Positional dependent intensity decays in relative and absolute scale. Panel a) Mean intensity decays of specifically and non-specifically hybridized probes (Eq. (8)) referring to the data shown in Figure 3a. The circles denote index-based averages which are plotted as a function of the mean position per index (left part). The decays are normalized according to Eq. (9) (right part of the figure). The dotted curves in part a are theoretical ones using different functions: Exponential plus constant (a) and exponential (b) intensity decays which consider saturation without initial shift (Eq. (10) with x₀=0); exponential plus constant (right part above) and exponential (right part below) decays with initial shifts (Eq. (10) with x₀=0). Panel b and c) Representative decays are taken from the Rat-QC (b) and the RNeasy cleanup (c) data sets. The index-scaled decays in the left part and the L-scaled decay in the right part of panel c are fit using simple exponential decays (d_∞ = 0) whereas the L-scaled decays in part b in addition use a constant d_∞ > 0

Figure 7

Hybridization and RNA-quality characteristics of the GADPH and beta-actin control probe sets in the tissue (left) and rat-QC (right) data sets. Each data point refers to one array of the respective series. The abscissa provides the degradation level in units of the logged 3′/5′- mean intensity ratio of the respective control data sets. The vertical axes plot either sigma coordinates of the 3′- (green dots) and 5′- (blue dots) probe sets of the controls, or their mean (dark blue circles). The red and black dots mark the respective sigma-levels of non-specific binding and of saturation, respectively. The vertical orange lines indicate the constant quality threshold separating good (to the left) and poor (to the right) apparent RNA quality. The ‘threshold’ hooks (orange) refer to the same quality threshold. They however explicitly consider its decrease in the N- and sat-ranges of hybridization. Application of the constant threshold thus produces false positives together with true positives and true negatives (see also Figure 12)

Figure 8

RNA degradation plot of all probes (panel a) and degradation profile of specifically hybridized probes (b) for microarrays selected from the human tissue data set. Panel a shows the plots obtained using the affy package [16] whereas the curves in panel b are given by the inverse of the degradation function d^S(k)^-1 (see Eq. (10)).
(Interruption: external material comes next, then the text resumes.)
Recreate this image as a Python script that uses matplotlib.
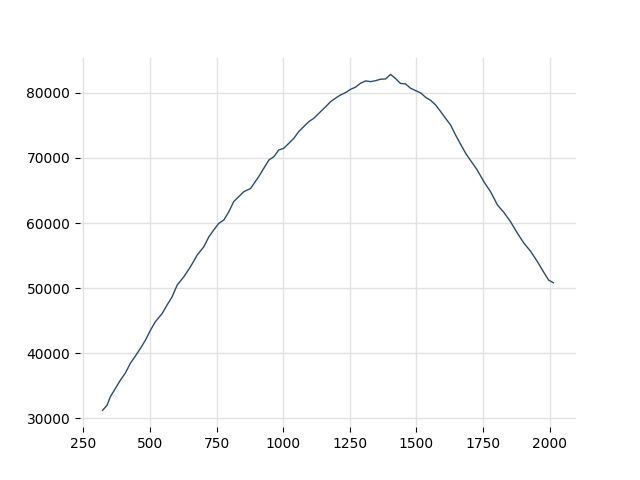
import matplotlib
matplotlib.use("Agg")
import matplotlib.pyplot as plt

# values
x_vals = [322, 339, 351, 370, 389, 408, 426, 445, 464, 483, 502, 520, 546, 564,
          583, 602, 627, 652, 677, 702, 721, 739, 758, 777, 796, 814, 833, 852,
          877, 908, 927, 946, 965, 983, 1002, 1021, 1040, 1058, 1077, 1096, 1115,
          1134, 1159, 1178, 1196, 1215, 1234, 1253, 1271, 1290, 1309, 1328, 1347,
          1365, 1384, 1403, 1422, 1440, 1459, 1478, 1497, 1516, 1534, 1553, 1572,
          1591, 1609, 1628, 1647, 1666, 1685, 1703, 1728, 1753, 1778, 1804, 1828,
          1853, 1879, 1903, 1929, 1954, 1979, 1996, 2014]
y_vals = [31200, 32000, 33280, 34570, 35850, 36970, 38410, 39540, 40720, 42000,
          43540, 44820, 46110, 47390, 48660, 50460, 51740, 53280, 55080, 56350,
          57890, 58920, 59950, 60460, 61740, 63280, 64050, 64820, 65300, 67120,
          68410, 69690, 70200, 71230, 71490, 72260, 73030, 74050, 74820, 75590,
          76110, 76880, 77880, 78660, 79190, 79690, 80050, 80570, 80880, 81490,
          81850, 81740, 81890, 82110, 82150, 82850, 82190, 81460, 81390, 80720,
          80350, 80000, 79340, 78860, 78150, 77120, 76110, 75080, 73510, 72080,
          70690, 69620, 68150, 66350, 64820, 62770, 61630, 60200, 58420, 56920,
          55620, 54050, 52340, 51230, 50820]

fig, ax = plt.subplots(figsize=(6.4, 4.8), dpi=100)
ax.plot(x_vals, y_vals, color="#2d4b6e", linewidth=1.0)

ax.grid(True, color="#e2e2e2", linewidth=1.0)
ax.set_axisbelow(True)
for side in ["top", "right", "bottom", "left"]:
    ax.spines[side].set_visible(False)
ax.set_xticks([250, 500, 750, 1000, 1250, 1500, 1750, 2000])

fig.savefig("out.png")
The slopes of most of the curves rank in the same order in both panels, except the two curves of steepest slope which reverse order in both parts of the figure owing to the different percentage of absent probes. The percentage of absent probes are %N = 40% (GSM175845), 69% (GSM176301), 50% (GSM175850) and 53% (GSM176120) as determined by the hook method [33,34]

Figure 9

Comparison of microarray degradation measures (d^k and 5′/3′-ratio of the hybridization controls) with the RNA integrity number (RIN, panel a and c) and with the mean length of the transcripts (panel b) obtained in the ratQC experiment. [10] The d^k parameter split into two branches for the two sample treatments when plotted as a function of RIN whereas the d^k data virtually merge into one branch if plotted as a function of transcript length. Panel d correlates the d^k and the 5′/3′- intensity ratio of the control probes in logarithmic scale. The vertical and horizontal orange lines indicate the respective quality thresholds. Good RNA-quality probes are found in direction of the arrows

Figure 10

Hook-hybridization characteristics of the arrays of the ratQC data set. (a) The width of the hook curves β increases with progressive degradation indicating the decrease of the non-specific background due to the loss of material (see Eq. (18)). Log d is the mean degradation index (Eq. (2)) and K the slope of the regression line. The mean level of specific hybridization changes only weakly with degradation (b). The fraction of absent probes is virtually unaffected by degradation (c). All parameters are estimated using the hook method [33,34]

Figure 11

Theoretical hook curve (Eq. (16), thick curves), degradation hook (thin curves) and tongs plot (panel above; Eqs. (20) and (21)) for different degradation levels log d. With increasing degradation the positive and negative amplitudes of the tongs plot (the tongs opening Δγ_3′/5′) and the height of the degradation hook increase, accompanied by the shift of its increasing branch towards the left which widens the curves (parameter β). The curves are calculated with γ_3′ = −γ_5′ = 0.1, 0.3 and 0.5, respectively. The dotted curves in the part above are calculated neglecting the saturation term in Eq. (21). The geometrical meaning of selected parameters is indicated by arrows (see text)

Figure 12

Threshold hook for estimating good RNA quality using control probe sets. (a) Constant (apparent) and variable (threshold hook) RNA quality threshold. The true threshold depends on the hybridization regime and vanished upon non-specific hybridization and upon saturation. (b) Error estimates of GADPH-controls taken from the tissue data set (see text)